Pat Boone, it seems, is incapable of telling the truth about President Obama.
Just a few days after our comprehensive item detailing the depth of Boone’s hatred of the president — in which we noted that Boone regularly takes Obama’s words out of context to distort their meaning — Boone does it again.
In his Oct. 16 column, published at WorldNetDaily, Boone writes that we should “take a few deep breaths, a few quiet and reflective moments and consider some quotes from men who have steered our Ship of State in various ways and times, and decide – for ourselves, individually – which concept should influence our votes.” But Boone stacks the deck by using many of the same old out-of-context quotes he has peddled before.
Boone uses the Obama quote “Whatever we once were, we are no longer a Christian nation” out of context; the full Obama quote is: “Whatever we once were, we are no longer a Christian nation – at least, not just. We are also a Jewish nation, a Muslim nation, a Buddhist nation, and a Hindu nation, and a nation of nonbelievers.”
Boone tries to reiterate his bogus point by repeating a similar Obama quote, “We do not consider ourselves a Christian nation.” The full Obama quote is: “we do not consider ourselves a Christian nation or a Jewish nation or a Muslim nation. We consider ourselves a nation of citizens who are bound by ideals and a set of values.”
Boone also quotes Obama saying, “The Constitution is a flawed document.” We could find a direct quotation of that, but Obama has expressed similar sentiment that, of course, Boone has ripped from its full context. In a 2001 radio interview, Obama said the Constitution “reflected the fundamental flaw of this country that continues to this day,” that flaw being that “[t]he Africans at the time were not considered as part of the polity that was of concern to the framers.” But Obama also asserted that the Constitution is “a remarkable political document that paved the way for where we are now.”
Obama is not the only person whom Boone falsely portrays. He also quotes former White House communications director Anita Dunn as saying, “… [T]wo of my favorite political philosophers, Mao Zedong and Mother Teresa … two people that I turn to most to [make the point] … you’re going to figure out how to do things that have never been done before.”
The ellipses give away Boone’s misleading game.
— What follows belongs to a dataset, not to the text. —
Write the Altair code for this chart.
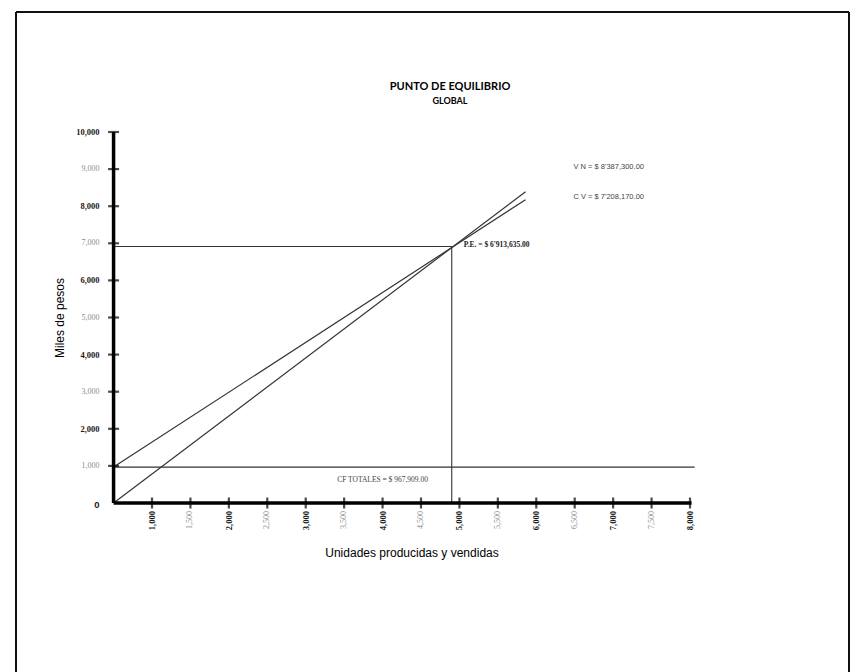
import altair as alt
import pandas as pd

# ---- tick values and their printed labels ----
x_ticks = [1000, 1500, 2000, 2500, 3000, 3500, 4000, 4500,
           5000, 5500, 6000, 6500, 7000, 7500, 8000]
x_labels = ["1,000", "1,500", "2,000", "2,500", "3,000", "3,500", "4,000", "4,500",
            "5,000", "5,500", "6,000", "6,500", "7,000", "7,500", "8,000"]
y_ticks = [0, 1000, 2000, 3000, 4000, 5000, 6000, 7000, 8000, 9000, 10000]
y_labels = ["0", "1,000", "2,000", "3,000", "4,000", "5,000",
            "6,000", "7,000", "8,000", "9,000", "10,000"]

# ---- series (miles de pesos vs unidades) ----
origin_units = 500
axis_end_units = 8000
axis_top_value = 10000

line_units = [500, 5860]
ventas_netas = [0, 8387.3]            # V N
costo_total = [967.909, 8176.079]     # CF + C V
cf_totales = 967.909
cf_end_units = 8060
pe_units = 4900
pe_value = 6913.635

# ---- layout (pixels on the 861 x 672 canvas) ----
W, H = 861, 672
x_px_1000, x_px_8000 = 152.0, 690.0
y_px_0, y_px_10000 = 503.0, 132.0

kx = (x_px_8000 - x_px_1000) / 7000.0
ky = (y_px_0 - y_px_10000) / 10000.0
x_dom = [1000 - x_px_1000 / kx, 1000 + (W - x_px_1000) / kx]
y_dom = [-(H - y_px_0) / ky, y_px_0 / ky]

X = lambda f: alt.X(f, type="quantitative",
                    scale=alt.Scale(domain=x_dom, nice=False, zero=False), axis=None)
Y = lambda f: alt.Y(f, type="quantitative",
                    scale=alt.Scale(domain=y_dom, nice=False, zero=False), axis=None)

INK = "#1a1a1a"
FAINT = "#8c8c8c"
SERIF = "Liberation Serif"
SANS = "Liberation Sans"

# outer frame (open at the bottom)
FR_L, FR_T, FR_R = 16, 12, 849
frame_df = pd.DataFrame({"side": ["top", "left", "right"]})
frame_top = alt.Chart(frame_df).transform_filter("datum.side == 'top'").mark_rule(
    color="#111111", strokeWidth=2).encode(
    x=alt.value(FR_L), x2=alt.value(FR_R), y=alt.value(FR_T))
frame_left = alt.Chart(frame_df).transform_filter("datum.side == 'left'").mark_rule(
    color="#111111", strokeWidth=2).encode(
    x=alt.value(FR_L), y=alt.value(FR_T), y2=alt.value(H + 2))
frame_right = alt.Chart(frame_df).transform_filter("datum.side == 'right'").mark_rule(
    color="#111111", strokeWidth=2).encode(
    x=alt.value(FR_R), y=alt.value(FR_T), y2=alt.value(H + 2))

# axes drawn as thick rules from the origin
axes_df = pd.DataFrame({
    "u": [origin_units, origin_units], "v": [0, 0],
    "u2": [axis_end_units + 20, origin_units], "v2": [0, axis_top_value],
})
axes = alt.Chart(axes_df).mark_rule(color="black", strokeWidth=3.5).encode(
    x=X("u"), y=Y("v"), x2="u2", y2="v2")

xt_df = pd.DataFrame({"u": x_ticks, "lab": x_labels, "v": [0] * len(x_ticks)})
yt_df = pd.DataFrame({"v": y_ticks, "lab": y_labels, "u": [origin_units] * len(y_ticks)})

x_tickmarks = alt.Chart(xt_df).mark_tick(orient="vertical", size=11, thickness=2.2,
                                         color="black").encode(x=X("u"), y=Y("v"))
y_tickmarks = alt.Chart(yt_df).transform_filter("datum.v > 0").mark_tick(
    orient="horizontal", size=11, thickness=2.2, color="black").encode(x=X("u"), y=Y("v"))

# whole thousands print dark and bold, half steps print faint
x_major = alt.Chart(xt_df).transform_filter("datum.u % 1000 == 0").mark_text(
    angle=270, align="right", baseline="middle", dx=-8,
    font=SERIF, fontWeight="bold", fontSize=8.5, color=INK
).encode(x=X("u"), y=Y("v"), text="lab:N")
x_minor = alt.Chart(xt_df).transform_filter("datum.u % 1000 != 0").mark_text(
    angle=270, align="right", baseline="middle", dx=-8,
    font=SERIF, fontSize=8, color=FAINT
).encode(x=X("u"), y=Y("v"), text="lab:N")

y_major = alt.Chart(yt_df).transform_filter("datum.v > 0 && datum.v % 2000 == 0").mark_text(
    align="right", baseline="middle", dx=-14,
    font=SERIF, fontWeight="bold", fontSize=8.5, color=INK
).encode(x=X("u"), y=Y("v"), text="lab:N")
y_minor = alt.Chart(yt_df).transform_filter("datum.v % 2000 != 0").mark_text(
    align="right", baseline="middle", dx=-14,
    font=SERIF, fontSize=8, color=FAINT
).encode(x=X("u"), y=Y("v"), text="lab:N")

zero_label = alt.Chart(yt_df).transform_filter("datum.v == 0").mark_text(
    align="right", baseline="middle", dx=-14, dy=2,
    font=SANS, fontWeight="bold", fontSize=9.5, color=INK
).encode(x=X("u"), y=Y("v"), text="lab:N")

# sales and total cost lines
lines_df = pd.DataFrame({
    "u": line_units + line_units,
    "v": ventas_netas + costo_total,
    "serie": ["V N"] * 2 + ["C T"] * 2,
})
lines = alt.Chart(lines_df).mark_line(color="#333333", strokeWidth=1.2).encode(
    x=X("u"), y=Y("v"), detail="serie:N")

# fixed cost and break-even guides
guides_df = pd.DataFrame({
    "u": [origin_units, origin_units, pe_units],
    "v": [cf_totales, pe_value, 0],
    "u2": [cf_end_units, pe_units, pe_units],
    "v2": [cf_totales, pe_value, pe_value],
})
guides = alt.Chart(guides_df).mark_rule(color="#333333", strokeWidth=1.1).encode(
    x=X("u"), y=Y("v"), x2="u2", y2="v2")

# annotations
ann_df = pd.DataFrame({
    "u": [line_units[1], line_units[1], pe_units, 4000],
    "v": [ventas_netas[1], costo_total[1], pe_value, cf_totales],
    "t": ["V N  = $ 8'387,300.00", "C V  = $ 7'208,170.00",
          "P.E. = $ 6'913,635.00", "CF TOTALES = $ 967,909.00"],
    "k": ["vn", "cv", "pe", "cf"],
})
ann_vn = alt.Chart(ann_df).transform_filter("datum.k == 'vn'").mark_text(
    align="left", baseline="middle", dx=48, dy=-25, font=SANS, fontSize=7.5, color="#444444"
).encode(x=X("u"), y=Y("v"), text="t:N")
ann_cv = alt.Chart(ann_df).transform_filter("datum.k == 'cv'").mark_text(
    align="left", baseline="middle", dx=48, dy=-3, font=SANS, fontSize=7.5, color="#444444"
).encode(x=X("u"), y=Y("v"), text="t:N")
ann_pe = alt.Chart(ann_df).transform_filter("datum.k == 'pe'").mark_text(
    align="left", baseline="middle", dx=12, dy=-2, font=SERIF, fontWeight="bold",
    fontSize=7.5, color=INK
).encode(x=X("u"), y=Y("v"), text="t:N")
ann_cf = alt.Chart(ann_df).transform_filter("datum.k == 'cf'").mark_text(
    align="center", baseline="middle", dy=13, font=SERIF, fontSize=7.5, color="#444444"
).encode(x=X("u"), y=Y("v"), text="t:N")

# titles inside the frame
titles_df = pd.DataFrame({
    "t": ["PUNTO DE EQUILIBRIO", "GLOBAL"],
    "k": ["main", "sub"],
})
title_main = alt.Chart(titles_df).transform_filter("datum.k == 'main'").mark_text(
    font="Lato", fontWeight="bold", fontSize=11, color="black", align="center",
    baseline="middle"
).encode(x=alt.value(450), y=alt.value(87), text="t:N")
title_sub = alt.Chart(titles_df).transform_filter("datum.k == 'sub'").mark_text(
    font="Lato", fontWeight="bold", fontSize=9, color="black", align="center",
    baseline="middle"
).encode(x=alt.value(450), y=alt.value(101), text="t:N")

axis_titles_df = pd.DataFrame({"t": ["Unidades producidas y vendidas", "Miles de pesos"],
                               "k": ["x", "y"]})
x_title = alt.Chart(axis_titles_df).transform_filter("datum.k == 'x'").mark_text(
    font=SANS, fontSize=12, color="black", align="center", baseline="middle"
).encode(x=alt.value(412), y=alt.value(553), text="t:N")
y_title = alt.Chart(axis_titles_df).transform_filter("datum.k == 'y'").mark_text(
    font=SANS, fontSize=12, color="black", align="center", baseline="middle", angle=270
).encode(x=alt.value(60), y=alt.value(318), text="t:N")

chart = alt.layer(
    frame_top, frame_left, frame_right,
    guides, lines, axes, x_tickmarks, y_tickmarks,
    x_major, x_minor, y_major, y_minor, zero_label,
    ann_vn, ann_cv, ann_pe, ann_cf,
    title_main, title_sub, x_title, y_title,
).properties(
    width=W, height=H, padding=0, autosize=alt.AutoSizeParams(type="none"),
    background="white",
).configure_view(stroke=None, fill="white")

chart.save("out.html", embed_options={"renderer": "svg", "actions": False})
In fact, Dunn cited “two of my favorite political philosophers, Mao Zedong and Mother Teresa — not often coupled with each together, but the two people that I turn to most to basically deliver a simple point, which is, you’re going to make choices.” She went on to cite Mao’s response to skeptics who pointed out that their party was facing steep disadvantages while fighting the Nationalist Chinese: “You fight your war, and I’ll fight mine.” After asking the audience to “think about that for a second,” she said, “You know, you don’t have to accept the definition of how to do things, and you don’t have to follow other people’s choices and paths, OK? It is about your choices and your path.” Likewise, Dunn cited Mother Teresa’s response to a young person who wanted to work at her orphanage in Calcutta: “Go find your own Calcutta.” Dunn then reiterated: “Go find your own Calcutta. Fight your own path. Go find the thing that is unique to you, the challenge that is actually yours, not somebody else’s challenge.”
It’s sad that Boone has chosen to be such a dishonest writer.